Any document that you helped prepare can not be used by itself as a support of claims that you make in a blog post. You can certainly say “I have previously demonstrated how to solve this problem, see the following reference”. But links with comments such as “here is an example of why X is true” are generally interpreted to be partly to demonstrate the popular support for an idea.
Citing secret data. The argument “if you knew what I know then you would agree with me” usually won’t be accepted well. There are of course various levels of secrecy that are appropriate. For example offering career advice without providing details of how much money you have earned (evidence of one aspect of career success) is acceptable as the readers understand the desire for some degree of financial secrecy (and of course in any game a coach doesn’t need to be a good player).
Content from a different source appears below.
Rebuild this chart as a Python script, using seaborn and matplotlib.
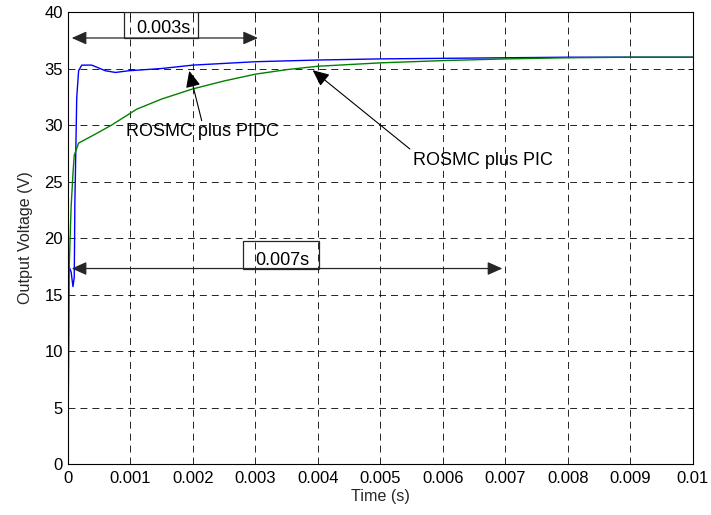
import matplotlib
matplotlib.use("Agg")
import numpy as np
import pandas as pd
import matplotlib.pyplot as plt
import seaborn as sns
from matplotlib.patches import FancyArrowPatch, Rectangle

# ---- step response of the output voltage ----
t_pidc = [0.0, 0.000015, 0.00005, 0.00008, 0.0001, 0.000105, 0.00011, 0.00012,
          0.00014, 0.00017, 0.00022, 0.00038, 0.0006, 0.00076, 0.00097, 0.0015,
          0.002, 0.003, 0.004, 0.005, 0.006, 0.007, 0.008, 0.01]
v_pidc = [0.0, 17.5, 17.0, 15.7, 16.5, 19.3, 23.0, 26.0,
          32.4, 34.8, 35.3, 35.3, 34.8, 34.65, 34.8, 35.0,
          35.3, 35.6, 35.75, 35.85, 35.9, 35.95, 36.0, 36.0]

t_pic = [0.0, 0.000016, 0.00003, 0.00005, 0.00008, 0.0001, 0.00017, 0.00044,
         0.0007, 0.0011, 0.0015, 0.002, 0.0025, 0.003, 0.0035, 0.004,
         0.005, 0.006, 0.007, 0.008, 0.009, 0.01]
v_pic = [0.0, 16.9, 19.2, 22.7, 25.7, 27.3, 28.4, 29.2,
         30.0, 31.4, 32.3, 33.2, 33.9, 34.5, 34.9, 35.2,
         35.5, 35.7, 35.85, 35.95, 36.0, 36.0]

series_names = ["ROSMC plus PIDC", "ROSMC plus PIC"]
series_colors = ["#0000FF", "#008000"]

x_ticks = [0.0, 0.001, 0.002, 0.003, 0.004, 0.005, 0.006, 0.007, 0.008, 0.009, 0.01]
x_tick_labels = ["0", "0.001", "0.002", "0.003", "0.004", "0.005",
                 "0.006", "0.007", "0.008", "0.009", "0.01"]
y_ticks = [0, 5, 10, 15, 20, 25, 30, 35, 40]

# settling-time markers: (start, end, level, label)
span_short = (0.00006, 0.00304, 37.7, "0.003s")
span_long = (0.00006, 0.00695, 17.3, "0.007s")

df = pd.concat([
    pd.DataFrame({"t": t_pidc, "v": v_pidc, "controller": series_names[0]}),
    pd.DataFrame({"t": t_pic, "v": v_pic, "controller": series_names[1]}),
], ignore_index=True)

sns.set_style("white")
plt.rcParams["font.family"] = ["Liberation Sans", "DejaVu Sans"]
plt.rcParams["lines.scale_dashes"] = False

fig = plt.figure(figsize=(7.11, 5.15), dpi=100)
ax = fig.add_axes([0.0956, 0.0990, 0.8790, 0.8777])

sns.lineplot(data=df, x="t", y="v", hue="controller",
             palette=dict(zip(series_names, series_colors)),
             estimator=None, sort=False, legend=False, linewidth=1.0, ax=ax)

ax.set_xlim(0, 0.01)
ax.set_ylim(0, 40)
ax.set_xticks(x_ticks)
ax.set_xticklabels(x_tick_labels)
ax.set_yticks(y_ticks)
ax.set_yticklabels([str(v) for v in y_ticks])

ax.grid(True, color="black", linewidth=0.6, linestyle=(0, (5.0, 3.6)))
ax.set_axisbelow(True)
for s in ax.spines.values():
    s.set_color("black")
    s.set_linewidth(0.8)
ax.tick_params(direction="in", top=True, right=True, length=3.5, width=0.6,
               labelsize=12, colors="black")
ax.tick_params(axis="x", pad=5)
ax.tick_params(axis="y", pad=3.5)

ax.set_xlabel("Time (s)", fontsize=11.6, labelpad=2)
ax.set_ylabel("Output Voltage (V)", fontsize=11.6, labelpad=8)

# double-headed span arrows with boxed labels
def span(x0, x1, y, label, box_x0, box_x1, box_y1, text_x, text_y):
    ax.add_patch(FancyArrowPatch((x0, y), (x1, y),
                                 arrowstyle="<|-|>,head_length=9,head_width=4",
                                 mutation_scale=1, color="0.15", linewidth=0.9,
                                 shrinkA=0, shrinkB=0, zorder=5))
    ax.add_patch(Rectangle((box_x0, y), box_x1 - box_x0, box_y1 - y,
                           fill=False, edgecolor="0.15", linewidth=0.9, zorder=5))
    ax.text(text_x, text_y, label, fontsize=13, ha="center", va="baseline",
            color="black", zorder=6)

span(*span_short[:3], span_short[3], 0.000896, 0.00208, 40.0, 0.001533, 38.12)
span(*span_long[:3], span_long[3], 0.002795, 0.00402, 19.7, 0.003424, 17.57)

# curve labels with pointer arrows
def pointer(label, text_xy, tail, tip):
    ax.text(*text_xy, label, fontsize=13, ha="center", va="baseline",
            color="black", zorder=6)
    ax.add_patch(FancyArrowPatch(tail, tip,
                                 arrowstyle="-|>,head_length=10,head_width=4.5",
                                 mutation_scale=1, color="black", linewidth=0.8,
                                 shrinkA=0, shrinkB=0, zorder=5))

pointer(series_names[0], (0.002157, 29.05), (0.00214, 30.38), (0.00194, 34.79))
pointer(series_names[1], (0.006632, 26.49), (0.00547, 27.88), (0.003915, 34.85))

fig.savefig("out.png", dpi=100)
Arguing the case for a war based on secret data (as many bloggers did) is not acceptable (IMHO), neither is arguing the case for the use of a technology without explaining the science or maths behind it.
Not reading the context of a source. For example I was reading the blog of a well regarded expert in an area of computer science, and he linked to another blog to support one of his claims. I read the blog in question (more than just the post he cited) and found some content that could be considered to be racially offensive and much of the material that I read contained claims that were not adequately supported by facts or logic. I find it difficult to believe that the expert in question (for whom I have a great deal of respect) even casually inspected the site in question. In future I will pay less attention to his posts because of this. I expect a blogger to pay more attention to the quality of their links than I do as a reader of their blog.
While writing this post I realised that my own blogging can be improved in this regard. Many of my older posts don’t adequately cite references. If you believe that any of my future posts fail in this regard then please let me know.